Tyler Robbins Fitness

Tyler Robbins has his B.Sc. in Biochemistry: Pre-Medical, is a Certified Strength and Conditioning Specialist (CSCS) through the National Strength and Conditioning Association (NSCA), is certified through USA Weightlifting, and a CrossFit Level 2 Trainer.

Day 249 - Injuries Part 1


In the fast-paced world we live in today, it is impossible for someone to go through life without having some sort of injury. Small and large injuries happen every day, at all hours of the day. Whether it be stubbing your toe, or pulling a muscle, injuries happen! Nothing becomes more frustrating however, then when you are setting out towards a fitness goal, and you become derailed because of an injury. Below, are some great ways to help avoid injuries the best you can, because even though they may happen, and some injuries are unavoidable, you can take actions towards limiting your chances of injury!

Why, when, how of injuries - There are 2 main classifications of injuries; acute and chronic. Acute injuries occur when there is an overload on your body without any way of buffering it. For example, lifting too heavy of a weight and pulling a muscle, or falling off of your bike and breaking your arm. Acute injuries tend to be an immediate response to that given load.

Chronic injuries are injuries that build up over time. Such as not giving you muscles adequate rest in between workout days, or practicing bad form during resistance training. You may not "feel" injured right away, but over time, continual overuse of a body part will cause a chronic injury.

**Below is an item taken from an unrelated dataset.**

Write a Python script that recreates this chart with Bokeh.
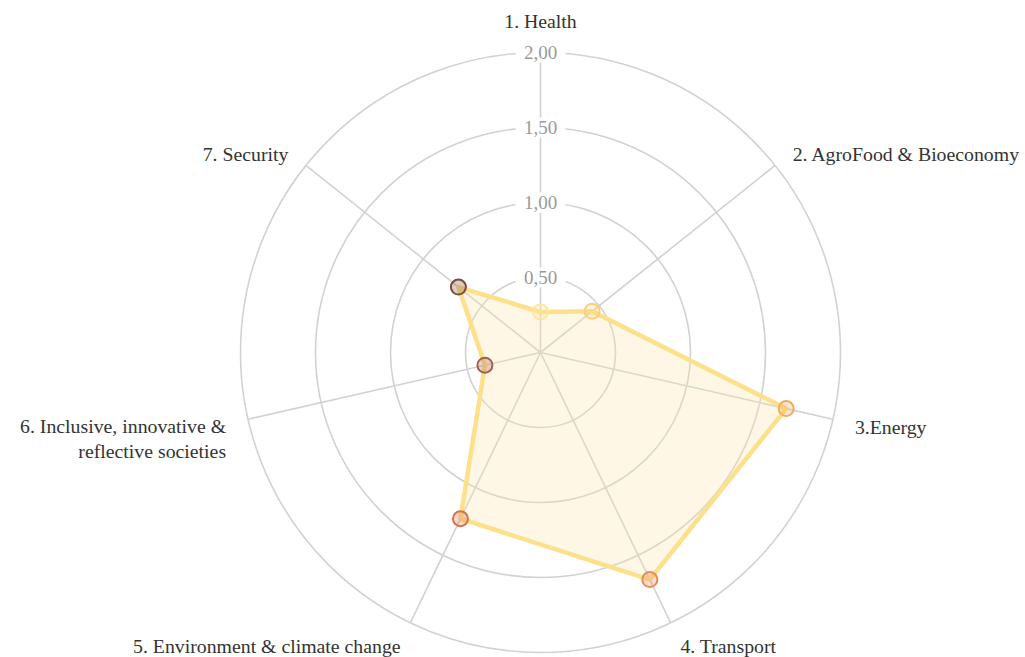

Warmup - Every single time you exercise, you should begin with a warmup. A correct warmup should start off slow, and increase in intensity gradually for about 5-10 mins. This allows your heart rate to come up a bit and start pumping blood through your arteries and veins, preparing your muscles for the workout ahead. After a warmup a fairly short, full-body stretch could occur to help elongate your muscles and increase their range of motion to prepare for the upcoming events. Note that long, more intense stretching should be completed after the workout has completed. This way your muscles are at their warmest and are much more pliable to gain the most benefits.

Cooldown - All workouts should also have a cooldown, post-workout. Once your workout has completed, you should keep moving, and gradually decrease your movement to ease your heart rate down. Then, and only when your heart rate is down, begin a lengthy stretch session. Stretching post-workout allows the muscle fibers to really open up and allow the blood to flow through and repair damaged tissue, reducing soreness and stiffness the next day.

Incorporate Synergists - Synergistic muscles are muscles that aid or help stabilize main muscle groups in their actions. For example, doing a bench press machine focuses mainly on your chest muscles whereas doing pushups requires more synergists (shoulder, serratus anterior) to stabilize the movement. Free-weights and free range of motion exercises are a great way to prepare yourself for real life activities and strengthen all of your muscles to prevent injury.

Yoga - Similar to the idea of synergistic muscles, yoga forces you to be calm and focused, even in tough isometric positions. It really creates a great sense of balance and coordination, not to mention providing a great stretch! Yoga even once a week can drastically improve all other areas of your fitness.

Quote of the day:
"Character is the result of two things: mental attitude and the way we spend our time."